[Plotting code records]
┌────────

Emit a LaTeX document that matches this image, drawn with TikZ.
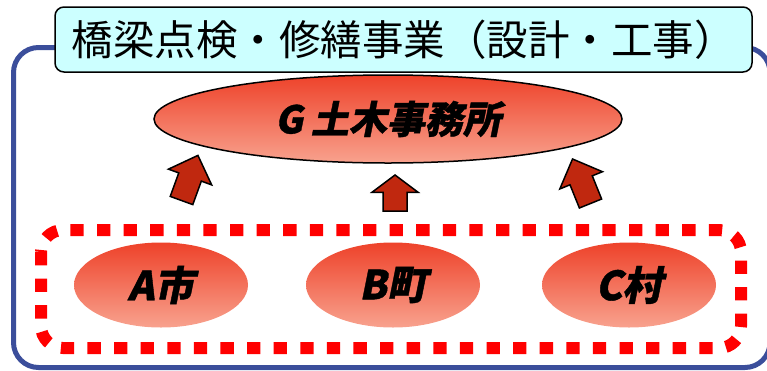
\documentclass[tikz,border=0pt]{standalone}
\usepackage{fontspec}
\setmainfont{Noto Sans CJK JP}
\newfontfamily\cjkbold{Noto Sans CJK JP}[FakeSlant=0.2, FakeBold=1]
\usetikzlibrary{shapes.geometric}
\definecolor{outerblue}{RGB}{59,78,155}
\definecolor{titlecyan}{RGB}{204,255,255}
\definecolor{redtop}{RGB}{238,66,42}
\definecolor{redbot}{RGB}{248,162,142}
\definecolor{arrowred}{RGB}{192,40,15}
\tikzset{
  frame/.style={draw=outerblue, line width=5pt, rounded corners=25pt},
  titlebox/.style={draw=black, line width=1.5pt, fill=titlecyan, rounded corners=9pt,
    minimum width=697pt, minimum height=65pt, inner sep=0pt,
    font=\fontsize{41.5}{45}\selectfont},
  office/.style={ellipse, draw=black, line width=1.5pt, top color=redtop, bottom color=redbot,
    minimum width=468pt, minimum height=88pt, inner sep=0pt,
    font=\cjkbold\bfseries\fontsize{38}{40}\selectfont},
  town/.style={ellipse, top color=redtop, bottom color=redbot,
    minimum width=174pt, minimum height=85pt, inner sep=0pt,
    font=\cjkbold\bfseries\fontsize{40}{42}\selectfont},
  groupbox/.style={draw=red, line width=12pt, dash pattern=on 13.3pt off 13.3pt, rounded corners=22pt},
  uparrow/.style={fill=arrowred, draw=black, line width=1.5pt, line join=miter},
  blockarrow/.pic={
    \draw[uparrow] (-12,0) -- (12,0) -- (12,-25) -- (23,-25) -- (0,-48)
      -- (-23,-25) -- (-12,-25) -- cycle;
  },
}
\begin{document}
\begin{tikzpicture}[x=1pt, y=-1pt]
  \useasboundingbox (0,0) rectangle (767,370);
  % outer frame
  \draw[frame] (13.5,47.5) rectangle (770,367.5);
  % title
  \node[titlebox] (title) at (403.5,39.5) {橋梁点検・修繕事業（設計・工事）};
  % office
  \node[office] (office) at (388,119) {G\hspace{8pt}土木事務所};
  % group of municipalities
  \draw[groupbox] (41,230) rectangle (741,348);
  \node[town] (townA) at (161,285) {A市};
  \node[town] (townB) at (393,285) {B町};
  \node[town] (townC) at (629,285) {C村};
  % block arrows
  \pic[rotate=-20] at (181.5,200.5) {blockarrow};
  \pic[yscale=0.75] at (395,211) {blockarrow};
  \pic[rotate=22] at (590.5,203.5) {blockarrow};
\end{tikzpicture}
\end{document}
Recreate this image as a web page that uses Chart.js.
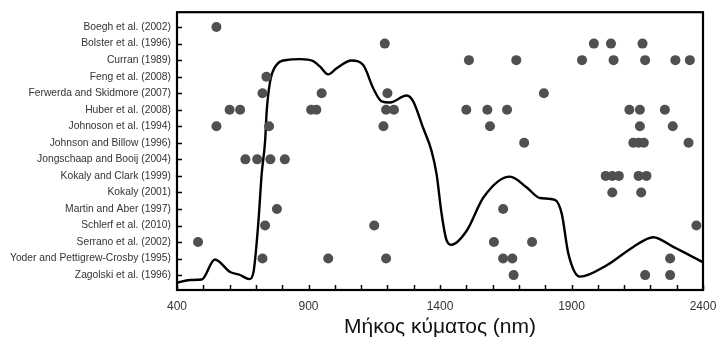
<!DOCTYPE html>
<html>
<head>
<meta charset="utf-8">
<script src="https://cdn.jsdelivr.net/npm/chart.js@4.4.1/dist/chart.umd.min.js"></script>
<style>
  html, body { margin: 0; padding: 0; background: #fff; }
  #wrap { width: 716px; height: 341px; }
</style>
</head>
<body>
<div id="wrap"><canvas id="bandsChart"></canvas></div>
<script>
// Studies (rows, top to bottom)
var studies = [
    'Boegh et al. (2002)',
    'Bolster et al. (1996)',
    'Curran (1989)',
    'Feng et al. (2008)',
    'Ferwerda and Skidmore (2007)',
    'Huber et al. (2008)',
    'Johnoson et al. (1994)',
    'Johnson and Billow (1996)',
    'Jongschaap and Booij (2004)',
    'Kokaly and Clark (1999)',
    'Kokaly (2001)',
    'Martin and Aber (1997)',
    'Schlerf et al. (2010)',
    'Serrano et al. (2002)',
    'Yoder and Pettigrew-Crosby (1995)',
    'Zagolski et al. (1996)'
];

// Wavelengths (nm) used by each study, same order as studies
var bands = [
    [550],
    [1190, 1985, 2050, 2170],
    [1510, 1690, 1940, 2060, 2180, 2295, 2350],
    [740],
    [725, 950, 1200, 1795],
    [600, 640, 910, 930, 1195, 1225, 1500, 1580, 1655, 2120, 2160, 2255],
    [550, 750, 1185, 1590, 2160, 2285],
    [1720, 2135, 2155, 2175, 2345],
    [660, 705, 755, 810],
    [2030, 2055, 2080, 2155, 2185],
    [2055, 2165],
    [780, 1640],
    [735, 1150, 2375],
    [480, 1605, 1750],
    [725, 975, 1195, 1640, 1675, 2275],
    [1680, 2180, 2275]
];

// Typical vegetation reflectance spectrum (relative units)
var curveWavelength = [400, 449, 494, 544, 602, 640, 675, 690, 709, 722, 735, 741, 754, 779, 817, 868, 918, 944, 975, 1007, 1064, 1108, 1146, 1178, 1210, 1273, 1298, 1336, 1368, 1387, 1406, 1425, 1444, 1502, 1565, 1666, 1730, 1780, 1837, 1863, 1888, 1932, 2034, 2135, 2211, 2287, 2400];
var curveReflectance = [0.026, 0.036, 0.038, 0.110, 0.065, 0.054, 0.039, 0.060, 0.239, 0.418, 0.536, 0.643, 0.750, 0.811, 0.828, 0.831, 0.824, 0.804, 0.776, 0.798, 0.826, 0.810, 0.726, 0.679, 0.675, 0.700, 0.679, 0.583, 0.500, 0.417, 0.275, 0.179, 0.163, 0.214, 0.333, 0.408, 0.369, 0.331, 0.324, 0.274, 0.131, 0.048, 0.089, 0.155, 0.190, 0.155, 0.100];

var xLabels = [400, 900, 1400, 1900, 2400];

var pointData = [];
bands.forEach(function(list, row) {
    list.forEach(function(nm) {
        pointData.push({ x: nm, y: row });
    });
});

var curveData = curveWavelength.map(function(nm, i) {
    return { x: nm, y: curveReflectance[i] };
});

// box around the plot and short ticks pointing inward
var frameTicks = {
    id: 'frameTicks',
    beforeDatasetsDraw: function(chart) {
        var ctx = chart.ctx;
        var a = chart.chartArea;
        var xs = chart.scales.x;
        var ys = chart.scales.y;
        ctx.save();
        ctx.strokeStyle = '#000';
        ctx.lineWidth = 1.5;
        xs.ticks.forEach(function(t) {
            var px = Math.round(xs.getPixelForValue(t.value)) + 0.5;
            ctx.beginPath();
            ctx.moveTo(px, a.bottom);
            ctx.lineTo(px, a.bottom - 5);
            ctx.stroke();
        });
        ys.ticks.forEach(function(t) {
            var py = Math.round(ys.getPixelForValue(t.value)) + 0.5;
            ctx.beginPath();
            ctx.moveTo(a.left, py);
            ctx.lineTo(a.left + 5, py);
            ctx.stroke();
        });
        ctx.lineWidth = 2.2;
        ctx.strokeRect(a.left, a.top, a.right - a.left, a.bottom - a.top);
        ctx.restore();
    }
};

var ctx = document.getElementById('bandsChart').getContext('2d');

var bandsChart = new Chart(ctx, {
    data: {
        datasets: [{
            type: 'scatter',
            label: 'Bands',
            data: pointData,
            backgroundColor: '#505050',
            borderWidth: 0,
            pointRadius: 5,
            pointHoverRadius: 5,
            yAxisID: 'y',
            order: 1
        }, {
            type: 'line',
            label: 'Reflectance',
            data: curveData,
            borderColor: '#000',
            borderWidth: 2.4,
            pointRadius: 0,
            fill: false,
            cubicInterpolationMode: 'monotone',
            yAxisID: 'y2',
            order: 2
        }]
    },
    options: {
        responsive: true,
        maintainAspectRatio: false,
        animation: false,
        layout: { padding: { top: 10, right: 0, left: 0, bottom: 0 } },
        plugins: {
            legend: { display: false },
            tooltip: { enabled: false }
        },
        scales: {
            x: {
                type: 'linear',
                position: 'bottom',
                min: 400,
                max: 2400,
                grid: { display: false, drawTicks: false },
                border: { display: false },
                afterBuildTicks: function(scale) {
                    var t = [];
                    for (var v = 400; v <= 2400; v += 100) t.push({ value: v });
                    scale.ticks = t;
                },
                afterFit: function(scale) {
                    scale.height = 51;
                    scale.paddingLeft = 0;
                    scale.paddingRight = 13;
                },
                ticks: {
                    autoSkip: false,
                    maxRotation: 0,
                    padding: 9,
                    color: '#333',
                    font: { family: 'Liberation Sans, Arial, sans-serif', size: 12 },
                    callback: function(v) {
                        return xLabels.indexOf(v) >= 0 ? String(v) : '';
                    }
                },
                title: {
                    display: true,
                    text: 'Μήκος κύματος (nm)',
                    color: '#111',
                    padding: { top: 0, bottom: 1 },
                    font: { family: 'Liberation Sans, Arial, sans-serif', size: 21 }
                }
            },
            y: {
                type: 'linear',
                position: 'left',
                reverse: true,
                min: -0.9,
                max: 15.9,
                grid: { display: false, drawTicks: false },
                border: { display: false },
                afterBuildTicks: function(scale) {
                    scale.ticks = studies.map(function(s, i) { return { value: i }; });
                },
                afterFit: function(scale) { scale.width = 177; },
                ticks: {
                    autoSkip: false,
                    padding: 6,
                    color: '#333',
                    font: { family: 'Liberation Sans, Arial, sans-serif', size: 10.3 },
                    callback: function(v) { return studies[v]; }
                }
            },
            y2: {
                type: 'linear',
                display: false,
                min: 0,
                max: 1
            }
        }
    },
    plugins: [frameTicks]
});
</script>
</body>
</html>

└────────

> [Problem statement]:
Take the stretch from the line containing "Recreate this image" through the line containing "var xLabels = [400, 900, 1400, 1900, 2400];" and reproduce it exactly, both ends included. Omit the pictures.

> [Completed task]:
Recreate this image as a web page that uses Chart.js.
<!DOCTYPE html>
<html>
<head>
<meta charset="utf-8">
<script src="https://cdn.jsdelivr.net/npm/chart.js@4.4.1/dist/chart.umd.min.js"></script>
<style>
  html, body { margin: 0; padding: 0; background: #fff; }
  #wrap { width: 716px; height: 341px; }
</style>
</head>
<body>
<div id="wrap"><canvas id="bandsChart"></canvas></div>
<script>
// Studies (rows, top to bottom)
var studies = [
    'Boegh et al. (2002)',
    'Bolster et al. (1996)',
    'Curran (1989)',
    'Feng et al. (2008)',
    'Ferwerda and Skidmore (2007)',
    'Huber et al. (2008)',
    'Johnoson et al. (1994)',
    'Johnson and Billow (1996)',
    'Jongschaap and Booij (2004)',
    'Kokaly and Clark (1999)',
    'Kokaly (2001)',
    'Martin and Aber (1997)',
    'Schlerf et al. (2010)',
    'Serrano et al. (2002)',
    'Yoder and Pettigrew-Crosby (1995)',
    'Zagolski et al. (1996)'
];

// Wavelengths (nm) used by each study, same order as studies
var bands = [
    [550],
    [1190, 1985, 2050, 2170],
    [1510, 1690, 1940, 2060, 2180, 2295, 2350],
    [740],
    [725, 950, 1200, 1795],
    [600, 640, 910, 930, 1195, 1225, 1500, 1580, 1655, 2120, 2160, 2255],
    [550, 750, 1185, 1590, 2160, 2285],
    [1720, 2135, 2155, 2175, 2345],
    [660, 705, 755, 810],
    [2030, 2055, 2080, 2155, 2185],
    [2055, 2165],
    [780, 1640],
    [735, 1150, 2375],
    [480, 1605, 1750],
    [725, 975, 1195, 1640, 1675, 2275],
    [1680, 2180, 2275]
];

// Typical vegetation reflectance spectrum (relative units)
var curveWavelength = [400, 449, 494, 544, 602, 640, 675, 690, 709, 722, 735, 741, 754, 779, 817, 868, 918, 944, 975, 1007, 1064, 1108, 1146, 1178, 1210, 1273, 1298, 1336, 1368, 1387, 1406, 1425, 1444, 1502, 1565, 1666, 1730, 1780, 1837, 1863, 1888, 1932, 2034, 2135, 2211, 2287, 2400];
var curveReflectance = [0.026, 0.036, 0.038, 0.110, 0.065, 0.054, 0.039, 0.060, 0.239, 0.418, 0.536, 0.643, 0.750, 0.811, 0.828, 0.831, 0.824, 0.804, 0.776, 0.798, 0.826, 0.810, 0.726, 0.679, 0.675, 0.700, 0.679, 0.583, 0.500, 0.417, 0.275, 0.179, 0.163, 0.214, 0.333, 0.408, 0.369, 0.331, 0.324, 0.274, 0.131, 0.048, 0.089, 0.155, 0.190, 0.155, 0.100];

var xLabels = [400, 900, 1400, 1900, 2400];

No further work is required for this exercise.